Dabei vergaß der Kardinal die Ukrainer in Portugal nicht, die aus der Ferne mitleiden: „Wir wollen auch unsere Zuneigung, Hilfe und Gebete für die Gemeinschaften ukrainischer Bürger in unserem Land ausdrücken.“ An die heilige Jungfrau von Fátima als „Mutter der Gnade und Königin des Friedens“ gewandt, bat er inständig um ihre „wirkmächtige Fürsprache“ beim Frieden in der Ukraine und der ganzen Welt.

Der Engel des Friedens

Was im Zusammenhang mit dem Marienwallfahrtsziel Fátima leicht übersehen wird: Bereits 1916, im Jahr vor der Abfolge aus insgesamt sechs Marienerscheinungen, tauchte Lúcia zufolge ein Engel in Fátima auf – dreimal. „Ein Jüngling von 14 bis 15 Jahren, weißer als der Schnee. Die Sonne machte ihn durchsichtig, als wäre er aus Kristall“, schilderte sie ihn. Die Gestalt stellte sich als „Engel des Friedens“ vor und forderte die Kinder auf, mit ihm zu beten. 

Die erste Begegnung verlief nach dem Zeugnis Lúcias so: „Er kniete nieder, bückte sich und berührte mit der Stirn den Boden. Auf übernatürliche Weise angetrieben, ahmten wir ihn nach und wiederholten die Worte, die wir ihn aussprechen hörten: ‚Mein Gott, ich glaube an dich, ich bete zu dir, ich hoffe auf dich, ich liebe dich.
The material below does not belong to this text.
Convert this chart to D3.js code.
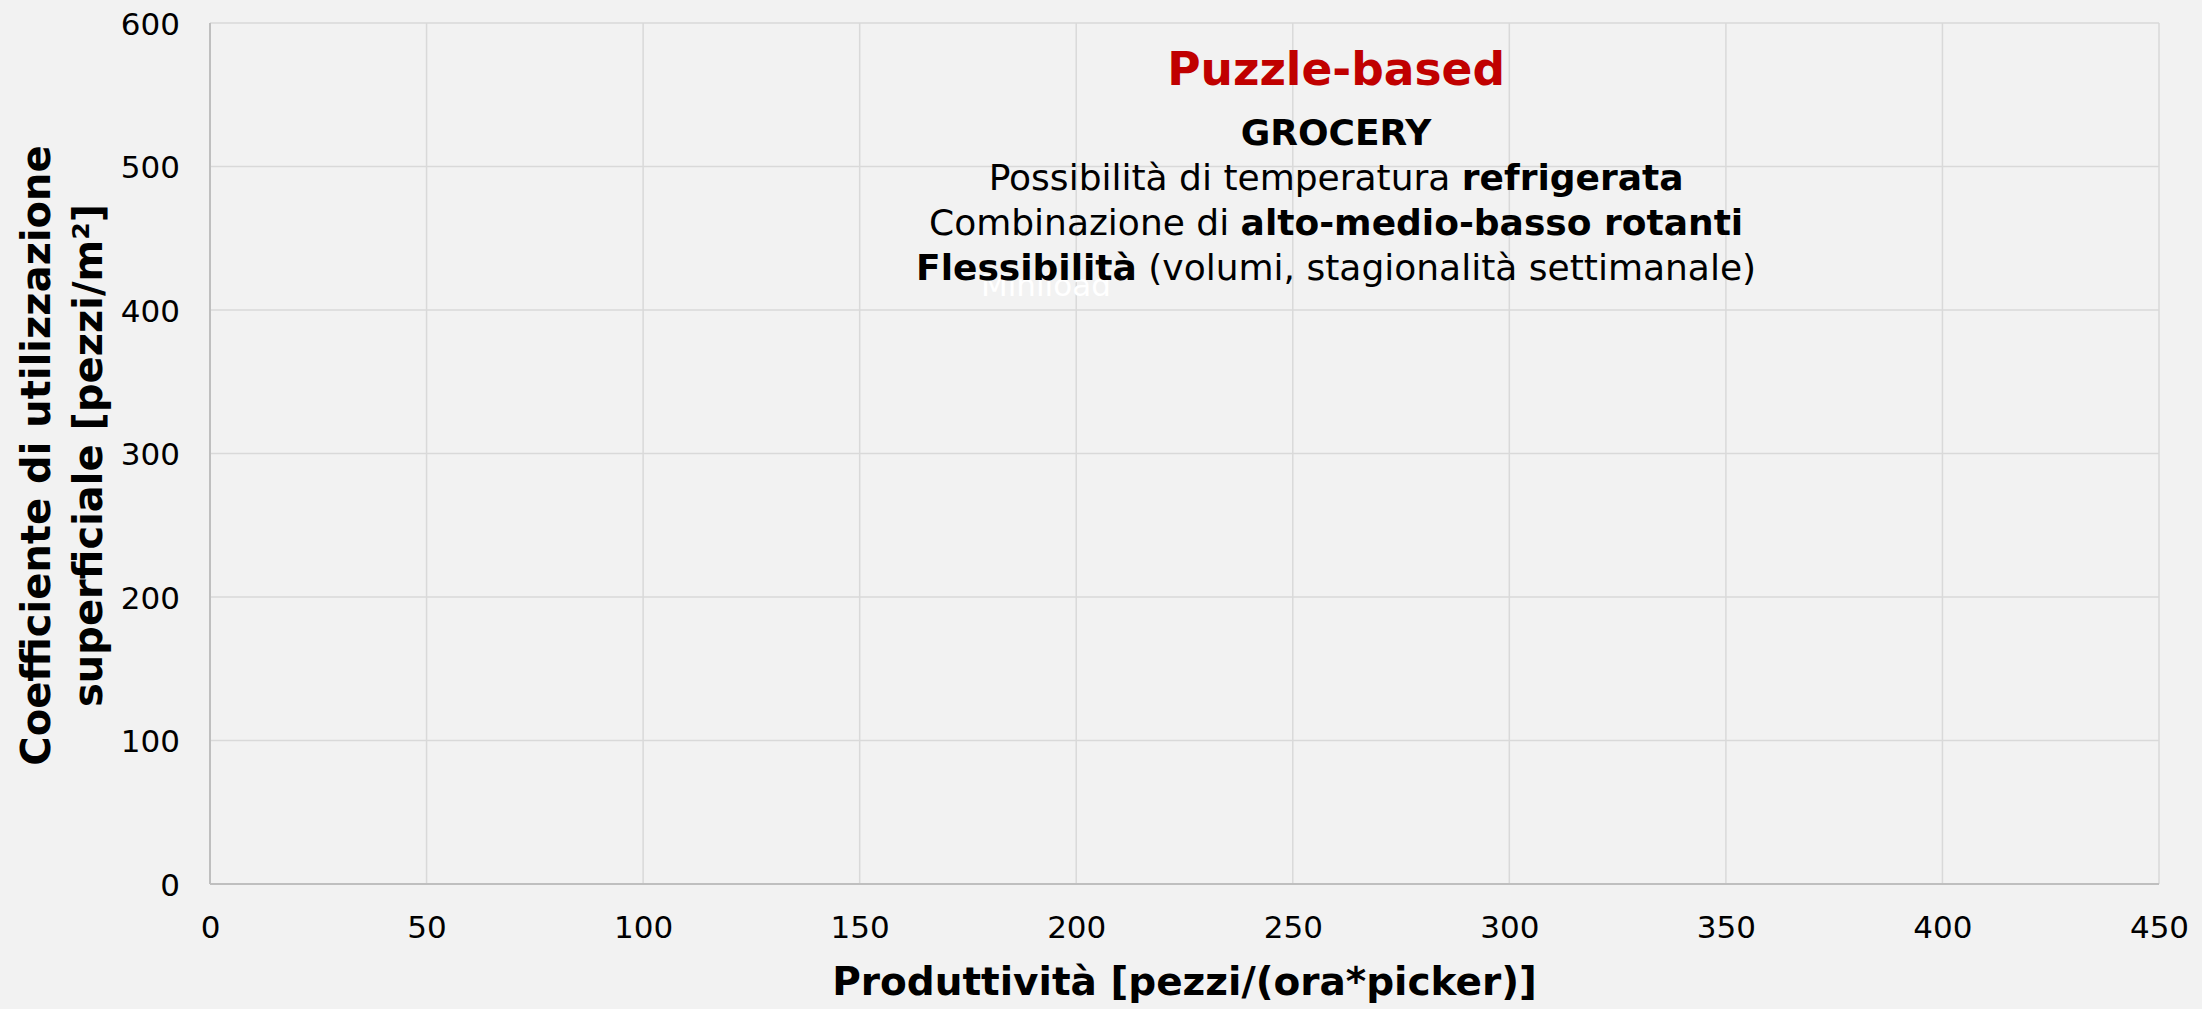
<!DOCTYPE html>
<html>
<head>
<meta charset="utf-8">
<script src="https://cdn.jsdelivr.net/npm/d3@7"></script>
<style>
  body { margin: 0; background: #f2f2f2; }
  svg { display: block; font-family: "DejaVu Sans", sans-serif; }
</style>
</head>
<body>
<div id="my_dataviz"></div>
<script>
// axis ticks
var xTicks = [0, 50, 100, 150, 200, 250, 300, 350, 400, 450];
var yTicks = [0, 100, 200, 300, 400, 500, 600];

// axis titles
var xTitle = "Produttività [pezzi/(ora*picker)]";
var yTitle = ["Coefficiente di utilizzazione", "superficiale [pezzi/m²]"];

// annotation box: [text, bold?] pieces per line
var annoTitle = "Puzzle-based";
var annoLines = [
  [["GROCERY", true]],
  [["Possibilità di temperatura ", false], ["refrigerata", true]],
  [["Combinazione di ", false], ["alto-medio-basso rotanti", true]],
  [["Flessibilità", true], [" (volumi, stagionalità settimanale)", false]]
];
var annoAt = [260, 557];   // data coords of the annotation title baseline
var ghostLabel = "Miniload";
var ghostAt = [178, 410];

// set the dimensions and margins of the graph
var margin = {top: 23, right: 43, bottom: 125, left: 210},
    width = 2202 - margin.left - margin.right,
    height = 1009 - margin.top - margin.bottom;

var svg = d3.select("#my_dataviz")
  .append("svg")
    .attr("width", width + margin.left + margin.right)
    .attr("height", height + margin.top + margin.bottom)
  .append("g")
    .attr("transform", "translate(" + margin.left + "," + margin.top + ")");

var x = d3.scaleLinear()
  .domain([0, 450])
  .range([0, width]);

var y = d3.scaleLinear()
  .domain([0, 600])
  .range([height, 0]);

// gridlines
svg.append("g")
  .selectAll("line")
  .data(xTicks)
  .enter().append("line")
    .attr("x1", function(d) { return x(d); })
    .attr("x2", function(d) { return x(d); })
    .attr("y1", 0)
    .attr("y2", height)
    .attr("stroke", "#d9d9d9")
    .attr("stroke-width", 1.5);

svg.append("g")
  .selectAll("line")
  .data(yTicks)
  .enter().append("line")
    .attr("x1", 0)
    .attr("x2", width)
    .attr("y1", function(d) { return y(d); })
    .attr("y2", function(d) { return y(d); })
    .attr("stroke", "#d9d9d9")
    .attr("stroke-width", 1.5);

// axis lines
svg.append("line")
  .attr("x1", 0).attr("x2", width)
  .attr("y1", y(0)).attr("y2", y(0))
  .attr("stroke", "#bfbfbf")
  .attr("stroke-width", 2);
svg.append("line")
  .attr("x1", x(0)).attr("x2", x(0))
  .attr("y1", 0).attr("y2", height)
  .attr("stroke", "#bfbfbf")
  .attr("stroke-width", 2);

// X axis
var xAxis = svg.append("g")
  .attr("transform", "translate(0," + height + ")")
  .call(d3.axisBottom(x).tickValues(xTicks).tickSize(0).tickPadding(32));
xAxis.select(".domain").remove();
xAxis.selectAll("text")
  .attr("font-family", "DejaVu Sans, sans-serif")
  .attr("font-size", "31px")
  .attr("fill", "#000");

// Y axis
var yAxis = svg.append("g")
  .call(d3.axisLeft(y).tickValues(yTicks).tickSize(0).tickPadding(30));
yAxis.select(".domain").remove();
yAxis.selectAll("text")
  .attr("font-family", "DejaVu Sans, sans-serif")
  .attr("font-size", "31px")
  .attr("dy", "0.36em")
  .attr("fill", "#000");

// axis titles
svg.append("text")
  .attr("x", width / 2)
  .attr("y", height + 111)
  .attr("text-anchor", "middle")
  .attr("font-size", "39px")
  .attr("font-weight", "bold")
  .attr("fill", "#000")
  .text(xTitle);

svg.selectAll(".ytitle")
  .data(yTitle)
  .enter().append("text")
    .attr("class", "ytitle")
    .attr("transform", function(d, i) {
      return "translate(" + (-160 + i * 52) + "," + (height / 2 + 2) + ") rotate(-90)";
    })
    .attr("text-anchor", "middle")
    .attr("font-size", "40px")
    .attr("font-weight", "bold")
    .attr("fill", "#000")
    .text(function(d) { return d; });

// faint leftover label behind the annotation
svg.append("text")
  .attr("x", x(ghostAt[0]))
  .attr("y", y(ghostAt[1]))
  .attr("font-size", "31px")
  .attr("fill", "#ffffff")
  .text(ghostLabel);

// annotation
var anno = svg.append("g")
  .attr("transform", "translate(" + x(annoAt[0]) + "," + y(annoAt[1]) + ")");

anno.append("text")
  .attr("text-anchor", "middle")
  .attr("font-size", "45.5px")
  .attr("font-weight", "bold")
  .attr("fill", "#c00000")
  .text(annoTitle);

anno.selectAll(".line")
  .data(annoLines)
  .enter().append("text")
    .attr("class", "line")
    .attr("text-anchor", "middle")
    .attr("y", function(d, i) { return 60 + i * 45; })
    .attr("font-size", "36px")
    .attr("fill", "#000")
    .selectAll("tspan")
    .data(function(d) { return d; })
    .enter().append("tspan")
      .attr("font-weight", function(d) { return d[1] ? "bold" : "normal"; })
      .text(function(d) { return d[0]; });
</script>
</body>
</html>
Ich bitte dich um Vergebung für diejenigen, die nicht an dich glauben, die nicht zu dir beten, die nicht auf dich hoffen und dich nicht lieben.‘ Nachdem er dieses Gebet noch zweimal wiederholt hatte, erhob er sich und sagte: ‚Betet so! Die Herzen Jesu und Mariens erwarten eure flehentlichen Bitten.‘ Seine Worte gruben sich so tief in unser Gedächtnis, dass wir sie niemals mehr vergaßen.“ 

Intensiv war auch die dritte Erscheinung des Engels, der diesmal einen Kelch in der Hand hielt und sprach: „Empfangt den Leib und trinkt das Blut Jesu Christi, der durch die undankbaren Menschen auf schreckliche Weise beleidigt wird. Sühnt ihre Sünden und tröstet euren Gott.“ Der Engel des Friedens bereitete die Seherkinder von Fátima auf weitreichendere Begegnungen im Jahr danach vor. Er steht am Anfang einer Geschichte, die womöglich auch den aktuellen Krieg in der Ukraine vorwegnahm.